Constellations also shift slowly over immense stretches of time due to the proper motion of individual stars. However, because of the stars’ vast distances, these movements cause negligible changes in constellation shapes over a single millennium, meaning patterns like the Big Dipper or Orion were visually identical to an 11th-century watcher.

Major Transient Events

The most dramatic difference in the medieval sky involved temporary, brilliant celestial events, often called “guest stars” by ancient observers. A person looking up in 1024 AD would have lived through the appearance of the brightest supernova ever recorded.

Supernova 1006 occurred just 18 years prior in the southern constellation of Lupus. At its peak, SN 1006 reached an estimated visual magnitude of -7.5, making it 16 times brighter than Venus. Contemporary records describe the object as being visible during the daytime for several weeks. At night, the light was so intense it was compared to a quarter moon and was bright enough to cast shadows.

While SN 1006 was fading by 1024 AD, observers were on the precipice of another spectacular event. Just three decades later, in 1054 AD, a massive star in Taurus exploded, becoming Supernova 1054. This explosion, whose remnant is the Crab Nebula, was visible in the daytime for 23 days and remained a bright point of light for nearly two years. These two stellar deaths provided a dazzling light show that is not visible today.

The Unpolluted View

Perhaps the most astonishing difference for a modern person would be the sheer quality of the visual experience. The 11th century was a time of virtually zero artificial light pollution, meaning the natural darkness was absolute in all but the largest settlements. This pristine environment amplified the light of every celestial object, making the night sky appear significantly brighter and more dynamic.

The Milky Way would have been an overwhelmingly detailed, structured band of light. It dominated the sky, appearing almost three-dimensional with clear dark lanes of obscuring dust clouds sharply outlined against the dense star fields. This clarity allowed for the easy naked-eye detection of objects that are difficult to see today.

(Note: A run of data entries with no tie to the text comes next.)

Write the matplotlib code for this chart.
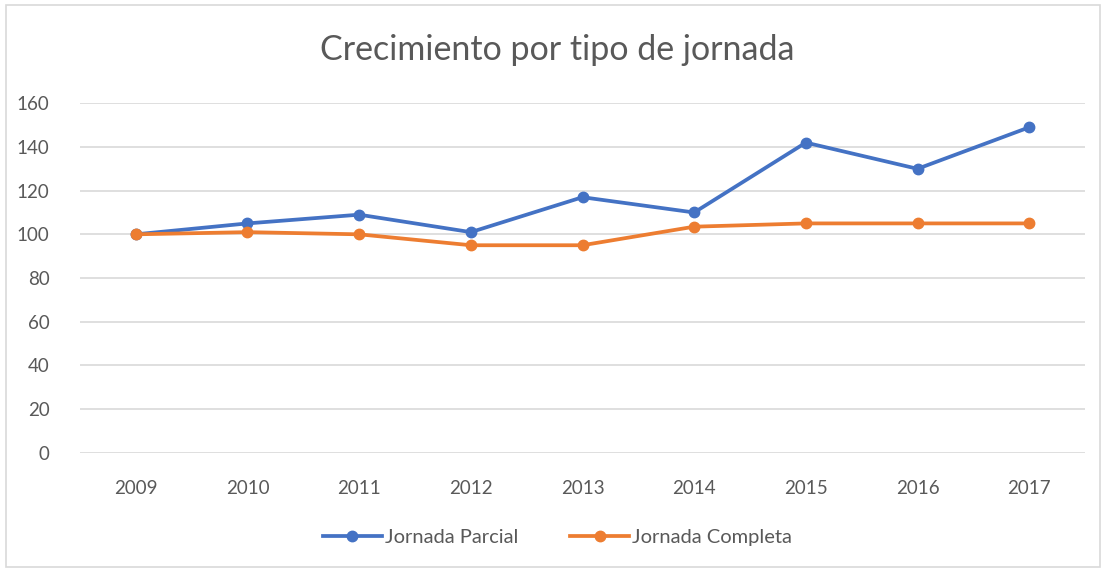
import matplotlib.pyplot as plt
from matplotlib.patches import Rectangle

# datos
years = ["2009", "2010", "2011", "2012", "2013", "2014", "2015", "2016", "2017"]
parcial = [100, 105, 109, 101, 117, 110, 142, 130, 149]
completa = [100, 101, 100, 95, 95, 103.5, 105, 105, 105]
yticks = [0, 20, 40, 60, 80, 100, 120, 140, 160]

BLUE = "#4472C4"
ORANGE = "#ED7D31"
GREY_TXT = "#595959"

plt.rcParams["font.family"] = ["Lato", "DejaVu Sans"]

fig = plt.figure(figsize=(11.06, 5.72), dpi=100)
ax = fig.add_axes([80 / 1106, 1 - 452.7 / 572, 1005 / 1106, (452.7 - 103.3) / 572])

x = range(len(years))
ax.plot(x, parcial, color=BLUE, lw=2.7, marker="o", ms=7.5, label="Jornada Parcial", zorder=3)
ax.plot(x, completa, color=ORANGE, lw=2.7, marker="o", ms=7.5, label="Jornada Completa", zorder=3)

ax.set_xlim(-0.5, len(years) - 0.5)
ax.set_ylim(0, 160)
ax.set_xticks(list(x))
ax.set_xticklabels(years)
ax.set_yticks(yticks)
ax.grid(axis="y", color="#D9D9D9", lw=1.2)
ax.set_axisbelow(True)
for s in ax.spines.values():
    s.set_visible(False)
ax.tick_params(length=0, colors=GREY_TXT, labelsize=13.5)
ax.tick_params(axis="y", pad=22)
ax.tick_params(axis="x", pad=20)

fig.text(0.504, 1 - 50 / 572, "Crecimiento por tipo de jornada", ha="center", va="center",
         fontsize=24.5, color=GREY_TXT)

leg = fig.legend(loc="center", bbox_to_anchor=(0.504, 1 - 537 / 572), ncol=2, frameon=False,
                 fontsize=14.5, handlelength=2.9, columnspacing=2.6, handletextpad=0.15)
for t in leg.get_texts():
    t.set_color(GREY_TXT)

# marco del grafico
fig.patches.append(Rectangle((6 / 1106, 5 / 572), 1 - 12 / 1106, 1 - 10 / 572,
                             transform=fig.transFigure, fill=False, ec="#D9D9D9", lw=1.2))

fig.savefig("out.png", dpi=100)
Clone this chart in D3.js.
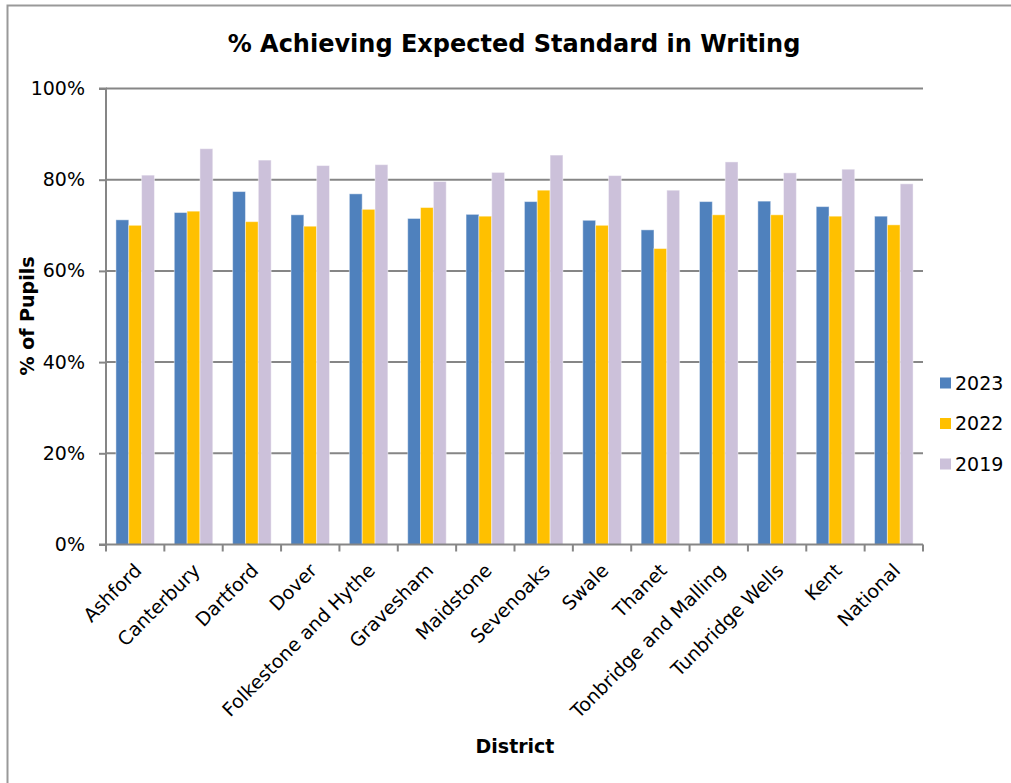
<!DOCTYPE html>
<html><head><meta charset="utf-8">
<script src="https://cdn.jsdelivr.net/npm/d3@7"></script>
<style>
html,body{margin:0;padding:0;background:#fff;}
svg{display:block;}
text{font-family:"DejaVu Sans",sans-serif;fill:#000;}
</style></head>
<body>
<svg id="chart" width="1011" height="783"></svg>
<script>
const categories = ["Ashford","Canterbury","Dartford","Dover","Folkestone and Hythe","Gravesham","Maidstone","Sevenoaks","Swale","Thanet","Tonbridge and Malling","Tunbridge Wells","Kent","National"];
const seriesNames = ["2023","2022","2019"];
const values2023 = [71.2,72.8,77.4,72.3,76.9,71.5,72.4,75.2,71.1,69.0,75.2,75.3,74.1,72.0];
const values2022 = [70.0,73.1,70.8,69.8,73.5,73.9,72.0,77.7,70.0,64.9,72.3,72.3,72.0,70.1];
const values2019 = [81.0,86.8,84.3,83.1,83.3,79.6,81.6,85.4,80.9,77.7,83.9,81.5,82.3,79.1];
const yTicks = [0,20,40,60,80,100];
const colors = ["#4F81BD","#FFC000","#CCC1DA"];

const seriesValues = [values2023, values2022, values2019];
const svg = d3.select("#chart");
const FONT = '"DejaVu Sans",sans-serif';

// outer border
svg.append("path").attr("d","M7.5,783 L7.5,5.5 L1011,5.5").attr("fill","none").attr("stroke","#999").attr("stroke-width",2);

const plot = {left:106, right:923, top:88.5, bottom:544.5};
const x0 = d3.scaleBand().domain(categories).range([plot.left, plot.right]).paddingInner(0.34).paddingOuter(0.17);
const x1 = d3.scaleBand().domain(seriesNames).range([0, x0.bandwidth()]);
const y = d3.scaleLinear().domain([0,100]).range([plot.bottom, plot.top]);

// gridlines
svg.append("g").selectAll("line").data(yTicks.filter(d=>d>0)).join("line")
  .attr("x1",plot.left).attr("x2",plot.right)
  .attr("y1",d=>y(d)).attr("y2",d=>y(d))
  .attr("stroke","#868686").attr("stroke-width",2);

// bars
const groups = svg.append("g").selectAll("g").data(categories).join("g")
  .attr("transform",d=>`translate(${x0(d)},0)`);
groups.selectAll("rect").data((c,i)=>seriesNames.map((s,j)=>({s, j, v:seriesValues[j][i]}))).join("rect")
  .attr("x",d=>x1(d.s)).attr("width",x1.bandwidth())
  .attr("y",d=>y(d.v)).attr("height",d=>y(0)-y(d.v))
  .attr("fill",d=>colors[d.j])
  .attr("stroke","rgba(255,255,255,0.45)").attr("stroke-width",1);

// y axis
const yAxis = d3.axisLeft(y).tickValues(yTicks).tickFormat(d=>d+"%").tickSize(7).tickPadding(14);
const gy = svg.append("g").attr("transform",`translate(${plot.left},0)`).call(yAxis);
gy.select(".domain").attr("stroke","#868686").attr("stroke-width",2).attr("d",`M-7,${plot.top}H0V${plot.bottom}H-7`);
gy.selectAll(".tick line").attr("stroke","#868686").attr("stroke-width",2);
gy.selectAll(".tick text").attr("font-size",19).style("font-family",FONT).attr("fill","#000");

// x axis
const xBoundaries = d3.range(categories.length+1).map(i=>plot.left + i*x0.step());
svg.append("line").attr("x1",plot.left).attr("x2",plot.right).attr("y1",plot.bottom).attr("y2",plot.bottom)
  .attr("stroke","#868686").attr("stroke-width",2);
svg.append("g").selectAll("line").data(xBoundaries).join("line")
  .attr("x1",d=>d).attr("x2",d=>d).attr("y1",plot.bottom).attr("y2",plot.bottom+7)
  .attr("stroke","#868686").attr("stroke-width",2);
svg.append("g").selectAll("text").data(categories).join("text")
  .attr("transform",d=>`translate(${x0(d)+x0.bandwidth()/2-2},562) rotate(-45)`)
  .attr("text-anchor","end").attr("dy","0.72em").attr("font-size",19).text(d=>d);

// titles
svg.append("text").attr("x",514).attr("y",52).attr("text-anchor","middle")
  .attr("font-size",24).attr("font-weight","bold").text("% Achieving Expected Standard in Writing");
svg.append("text").attr("x",515).attr("y",753).attr("text-anchor","middle")
  .attr("font-size",19).attr("font-weight","bold").text("District");
svg.append("text").attr("transform","translate(34,316) rotate(-90)").attr("text-anchor","middle")
  .attr("font-size",19).attr("font-weight","bold").text("% of Pupils");

// legend
const lg = svg.append("g").selectAll("g").data(seriesNames).join("g")
  .attr("transform",(d,i)=>`translate(940,${383+i*40.5})`);
lg.append("rect").attr("x",0).attr("y",-5.5).attr("width",11).attr("height",11).attr("fill",(d,i)=>colors[i]);
lg.append("text").attr("x",15).attr("dy","0.36em").attr("font-size",19).text(d=>d);
</script>
</body></html>
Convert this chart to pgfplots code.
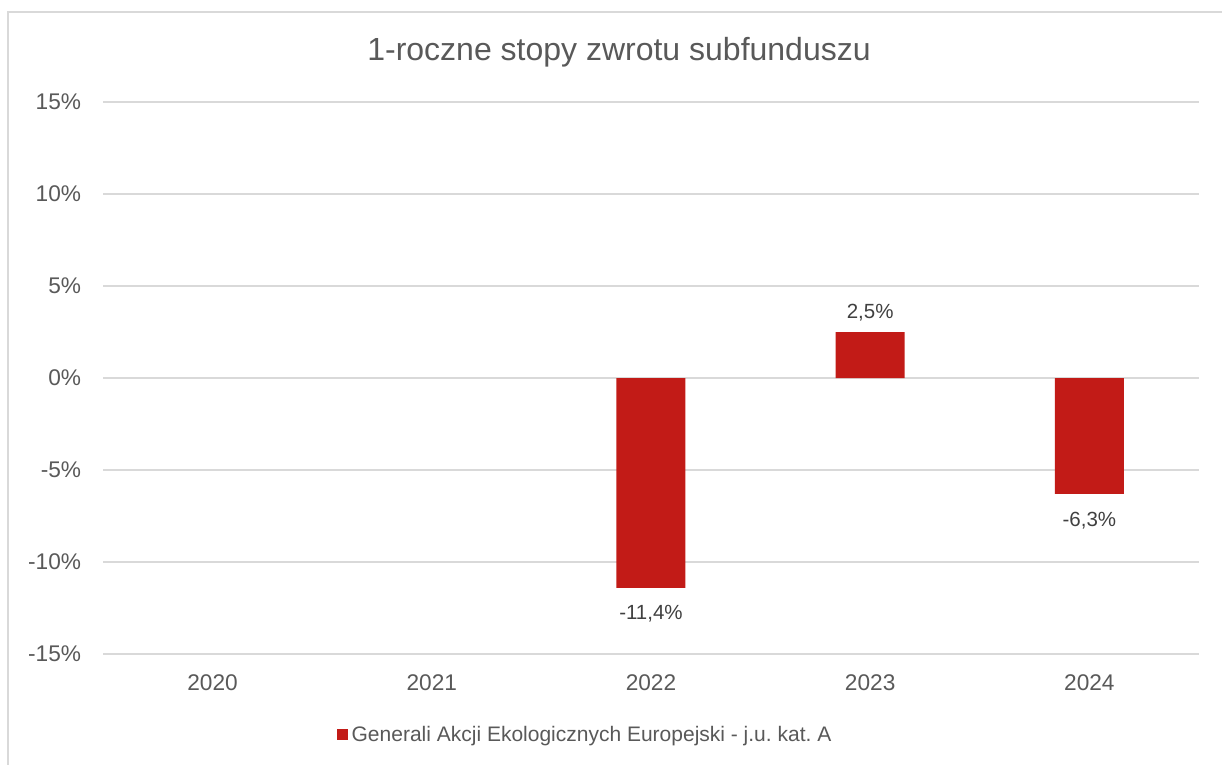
\documentclass[border=0pt]{standalone}
\usepackage{pgfplots}
\pgfplotsset{compat=1.18}
\usepackage{fontspec}
\setmainfont{Liberation Sans}
\definecolor{barred}{RGB}{194,27,23}
\definecolor{txtgray}{RGB}{89,89,89}
\definecolor{lblgray}{RGB}{64,64,64}
\definecolor{gridgray}{RGB}{217,217,217}
\begin{document}
\begin{tikzpicture}[x=0.6pt,y=0.6pt]
\path[use as bounding box] (0,0) rectangle (1222,765);
\draw[gridgray, line width=1.2pt] (8,0) -- (8,753) -- (1222,753);
\node[txtgray, font=\fontsize{19.2}{23}\selectfont] at (619,713) {1-roczne stopy zwrotu subfunduszu};
\begin{axis}[
  at={(61.8pt,66.6pt)}, anchor=south west,
  scale only axis, width=657.6pt, height=331.2pt,
  ymin=-15, ymax=15, ytick={-15,-10,...,15},
  yticklabel={\pgfmathprintnumber{\tick}\%},
  yticklabel style={txtgray, font=\fontsize{13.6}{16}\selectfont, xshift=-9.6pt},
  xmin=-0.5, xmax=4.5, xtick={0,1,2,3,4},
  xticklabels={2020,2021,2022,2023,2024},
  xticklabel style={txtgray, font=\fontsize{13.6}{16}\selectfont, yshift=-9pt},
  /pgf/number format/assume math mode=true,
  axis line style={draw=none}, major tick length=0pt,
  ymajorgrids, grid style={gridgray, line width=0.9pt},
  ybar, bar width=41.4pt, bar shift=0pt,
  nodes near coords={\pgfmathprintnumber[fixed,fixed zerofill,precision=1,use comma]{\pgfplotspointmeta}\%},
  nodes near coords style={lblgray, font=\fontsize{12.3}{15}\selectfont, inner sep=8.5pt, yshift=-2pt},
  legend style={draw=none, at={(0.2135,-0.1467)}, anchor=west, font=\fontsize{12.6}{15}\selectfont, text=txtgray, inner sep=0pt, legend cell align=left},
  legend image code/.code={\fill[barred] (0pt,-3.3pt) rectangle (6.6pt,3.3pt);},
]
\addplot[fill=barred, draw=none] coordinates {(2,-11.4) (3,2.5) (4,-6.3)};
\addlegendentry{Generali Akcji Ekologicznych Europejski - j.u.~kat.~A}
\end{axis}
\end{tikzpicture}
\end{document}
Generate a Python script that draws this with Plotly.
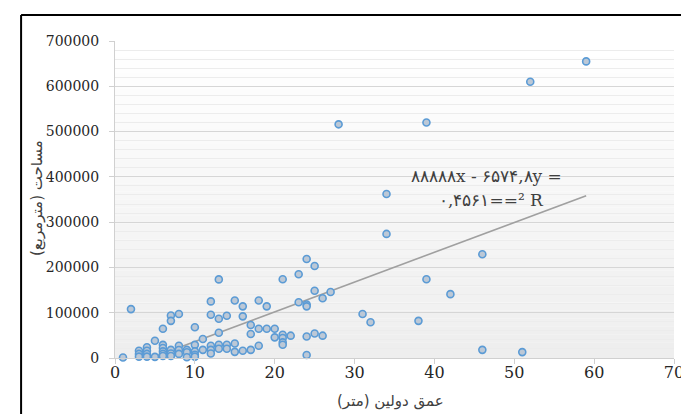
import plotly.graph_objects as go

# ---- data ----
depth = [1, 2, 3, 3, 3, 4, 4, 4, 4, 5, 5,
         6, 6, 6, 6, 6, 6, 7, 7, 7, 7, 7, 8, 8, 8, 8, 9, 9, 9,
         10, 10, 10, 10, 10, 11, 11, 12, 12, 12, 12, 12,
         13, 13, 13, 13, 13, 14, 14, 14, 15, 15, 15, 16, 16, 16,
         17, 17, 17, 18, 18, 18, 19, 19, 20, 20,
         21, 21, 21, 21, 21, 22, 23, 23, 24, 24, 24, 24, 24,
         25, 25, 25, 26, 26, 27, 28, 31, 32, 34, 34, 38, 39, 39,
         42, 46, 46, 51, 52, 59]
area = [1000, 108000, 16000, 9000, 3000, 23600, 16000, 9000, 3000, 38000, 2500,
        64700, 29000, 22000, 14700, 9000, 4400, 94000, 82000, 18000, 10000, 4400,
        97000, 27000, 17700, 9000, 18000, 12600, 1500,
        68000, 29000, 14700, 7300, 3000, 42000, 18000,
        125000, 95600, 27000, 18000, 10000,
        173600, 86800, 55900, 29400, 20500, 93400, 29400, 20500,
        127000, 32000, 13600, 114000, 92000, 16000,
        72800, 53000, 18000, 127000, 64700, 27000, 114000, 64700, 64700, 45600,
        174000, 51400, 44000, 34600, 29400, 49300, 185000, 123000,
        218500, 118000, 114000, 47500, 6500,
        203000, 148600, 54000, 132000, 49300, 145700, 516000, 97000, 79000,
        362000, 274000, 82000, 520000, 174000,
        141000, 229000, 18000, 13000, 610000, 655000]

trend_slope = 6574.8
trend_intercept = -29500
trend_x = [min(depth), max(depth)]
trend_y = [trend_slope * v + trend_intercept for v in trend_x]

x_ticks = [0, 10, 20, 30, 40, 50, 60, 70]
y_ticks = [0, 100000, 200000, 300000, 400000, 500000, 600000, 700000]
y_tick_text = ["0", "100000", "200000", "300000", "400000", "500000", "600000", "700000"]

x_title = "عمق دولین (متر)"
y_title = "مساحت (مترمربع)"
eq_line1 = "۸۸۸۸۸x - ۶۵۷۴,۸y ="
eq_line2 = "۰,۴۵۶۱==² R"

fig = go.Figure()

# gradient background of plot area
n = 40
shapes = []
for i in range(n):
    t = i / (n - 1)
    g = int(round(255 - 17 * t))
    shapes.append(dict(type="rect", xref="x domain", yref="y domain",
                       x0=0, x1=1, y0=1 - (i + 1) / n, y1=1 - i / n,
                       fillcolor=f"rgb({g},{g},{g})", line=dict(width=0),
                       layer="below"))
# outer frame
for (x0, y0, x1, y1) in [(-0.168, 1.082, 1.036, 1.082), (-0.168, 1.082, -0.168, -0.3),
                         (1.036, 1.082, 1.036, -0.3)]:
    shapes.append(dict(type="line", xref="paper", yref="paper", x0=x0, y0=y0,
                       x1=x1, y1=y1, line=dict(color="black", width=2)))

fig.add_trace(go.Scatter(
    x=trend_x, y=trend_y, mode="lines",
    line=dict(color="#a0a0a0", width=1.6), hoverinfo="skip", showlegend=False))

fig.add_trace(go.Scatter(
    x=depth, y=area, mode="markers",
    marker=dict(size=7, color="#bcc8d6", line=dict(color="#5b9bd5", width=1.6)),
    showlegend=False, cliponaxis=False))

serif = "DejaVu Serif"

fig.update_layout(
    width=689, height=414,
    margin=dict(l=107, r=23, t=33, b=64),
    paper_bgcolor="white", plot_bgcolor="rgba(0,0,0,0)",
    shapes=shapes,
    xaxis=dict(range=[0, 70], tickvals=x_ticks, showgrid=False, zeroline=False,
               showline=True, linecolor="#d0d0d0", linewidth=1,
               ticks="outside", ticklen=5, tickcolor="#d0d0d0",
               tickfont=dict(family=serif, size=16, color="#262626"),
               ticklabelstandoff=-5),
    yaxis=dict(range=[0, 700000], tickvals=y_ticks, ticktext=y_tick_text,
               showgrid=True, gridcolor="#d6d6d6", gridwidth=1.2, zeroline=False,
               showline=True, linecolor="#d0d0d0", linewidth=1,
               ticks="outside", ticklen=5, tickcolor="#d0d0d0",
               tickfont=dict(family=serif, size=14, color="#262626"),
               ticklabelstandoff=7,
               minor=dict(dtick=20000, showgrid=True, gridcolor="#ececec",
                          gridwidth=1, ticks="")),
    annotations=[
        dict(text=x_title, xref="paper", yref="paper", x=(382 - 107) / 559,
             y=(350 - 393) / 317, showarrow=False, xanchor="center", yanchor="middle",
             font=dict(family="DejaVu Sans", size=15, color="#404040")),
        dict(text=y_title, xref="paper", yref="paper", x=(29 - 107) / 559,
             y=(350 - 190) / 317, showarrow=False, textangle=-90,
             xanchor="center", yanchor="middle",
             font=dict(family="DejaVu Sans", size=15, color="#404040")),
        dict(text=eq_line1, xref="paper", yref="paper", x=(478 - 107) / 559,
             y=(350 - 168) / 317, showarrow=False, xanchor="center", yanchor="middle",
             font=dict(family=serif, size=17, color="#404040")),
        dict(text=eq_line2, xref="paper", yref="paper", x=(483 - 107) / 559,
             y=(350 - 192) / 317, showarrow=False, xanchor="center", yanchor="middle",
             font=dict(family=serif, size=17, color="#404040")),
    ],
)

fig.write_html("out.html")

The Andromeda Galaxy (M31), the nearest major galaxy, would have been a far more prominent sight. Recorded by the Persian astronomer Abd al-Rahman al-Sufi in 964 AD as a “little cloud,” this spiral galaxy is six times the apparent width of the full moon. In the complete darkness of the medieval era, it was easily visible as an elongated, hazy patch of light, a sight now obscured for most of the world’s population.